Study on the Co-Pyrolysis Interactions and Chlorine Migration Behaviors of Polyvinyl Chloride and Hami Coal

Co-pyrolysis of waste plastics and low-rank coal is an effective way to realize resource recycling, while the chlorides released during the co-pyrolysis process would corrode the equipment and affect the product quality. Therefore, the synergistic effect and chlorine migration behavior during the co-pyrolysis process of Hami (HM) coal and polyvinyl chloride (PVC) were studied through in situ pyrolysis time of flight mass spectrometry (Py-TOF-MS). Meanwhile, the influence of additives in waste PVC plastics on co-pyrolysis was also studied.
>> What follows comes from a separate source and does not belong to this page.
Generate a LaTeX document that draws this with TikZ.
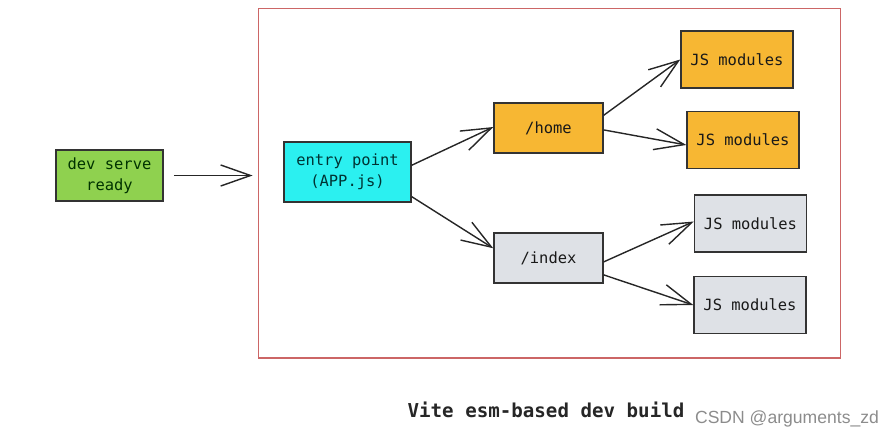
\documentclass[tikz,border=0pt]{standalone}
\usepackage{fontspec}
\setmonofont{DejaVu Sans Mono}
\newfontfamily\markfont{Liberation Sans}
\usepackage{xcolor}
\usetikzlibrary{arrows.meta,positioning}

\definecolor{devgreen}{HTML}{8FD14F}
\definecolor{entrycyan}{HTML}{2BF0F0}
\definecolor{routeorange}{HTML}{F7B733}
\definecolor{routegray}{HTML}{DEE1E6}
\definecolor{framered}{HTML}{CC6666}

\begin{document}
\begin{tikzpicture}[
  x=0.02cm, y=-0.02cm,
  box/.style={rectangle, draw=black!80, line width=0.85pt, align=center, inner sep=0pt,
    font=\ttfamily\fontsize{8.8}{12}\selectfont, text=black!90},
  devbox/.style={box, fill=devgreen, minimum width=2.14cm, minimum height=1.02cm, text=green!20!black},
  entrybox/.style={box, fill=entrycyan, minimum width=2.54cm, minimum height=1.2cm, text=teal!40!black},
  routebox/.style={box, minimum width=2.18cm, minimum height=1.0cm},
  modbox/.style={box, minimum width=2.24cm, minimum height=1.14cm},
  frame/.style={rectangle, draw=framered, line width=0.6pt, minimum width=11.66cm, minimum height=7cm},
  >={Straight Barb[length=17pt, width=12pt, line width=0.8pt]}
]
  \useasboundingbox (0,0) rectangle (889,440);

  % left side
  \node[devbox] (dev) at (109.5,175.5) {dev serve\\ready};
  \node[frame] (frame) at (549.5,183) {};

  % entry and routes
  \node[entrybox] (entry) at (347.5,172) {entry point\\(APP.js)};
  \node[routebox, fill=routeorange] (home) at (548.5,128) {/home};
  \node[routebox, fill=routegray] (index) at (548.5,258) {/index};

  % modules (right column)
  \node[modbox, fill=routeorange] (mod1) at (737,59.5) {JS modules};
  \node[modbox, fill=routeorange] (mod2) at (743,140) {JS modules};
  \node[modbox, fill=routegray] (mod3) at (750.5,223.5) {JS modules};
  \node[modbox, fill=routegray] (mod4) at (750,305) {JS modules};

  % caption
  \node[font=\ttfamily\bfseries\fontsize{10.9}{13}\selectfont, text=black!85] (caption) at (546,410) {Vite esm-based dev build};
  \node[font=\markfont\fontsize{10}{12}\selectfont, text=black!45] (mark) at (787,419) {CSDN @arguments\_zd};

  % connections
  \draw[->, line width=0.8pt, black!85, shorten <=5.7pt, shorten >=2.8pt]
    (dev.east) -- (dev.east -| frame.west);
  \path[->, line width=0.8pt, black!85]
    (entry.6) edge (home.179)
    (entry.-21) edge (index.170)
    (home.13) edge (mod1.180)
    (home.-2) edge (mod2.-175)
    (index.-4) edge (mod3.178)
    (index.-17) edge (mod4.180);
\end{tikzpicture}
\end{document}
Co-pyrolysis of PVC polymer (PVC-PO)/PVC pipes (PVC-P) and HM coal exhibits a positive synergistic effect on the generation of char and water, which increase about 2.6%-7.8% and 0.8%-2.4%, respectively, and the synergistic effect is strengthened with the increase of the proportion of PVC-PO/P. The increasing contents on C1-C4 and H2 indicated that the reactions between small molecular fragments and condensation reactions between aromatic rings are strengthened. The analysis of Py-TOF-MS suggested that co-pyrolysis promotes the cyclization, aromatization and rearrangement reactions between volatiles and accelerates the generation of MAHs and PAHs. However, the addition of HM coal inhibits the breaking of β C-C bonds on long-chain hydrocarbons from PVC-PO/P and further inhibits the generation of polyene fragments (which are the origins of aromatic compounds). Moreover, the phenolic antioxidants in PVC-P increase the yield of co-pyrolysis water by 2.4%-2.8%, which is higher than that of HM/PO (0.8%-1.9%). The fillers (CaCO3) in PVC-P accelerate the catalytic cracking of heavy tar and lead to more than 2.15% of the chlorine is fixed in co-pyrolysis char. Co-pyrolysis inhibits the release of HCl and results in a migration of chlorine from the gas phase to the solid/liquid phase, and most of the chlorine is present in the form of inorganic chlorine in the products. From the perspective of co-pyrolysis synergistic effect and chlorine migration, 7:3 is a suitable ratio for co-pyrolysis, which provides guidance for the targeted regulation of chlorine.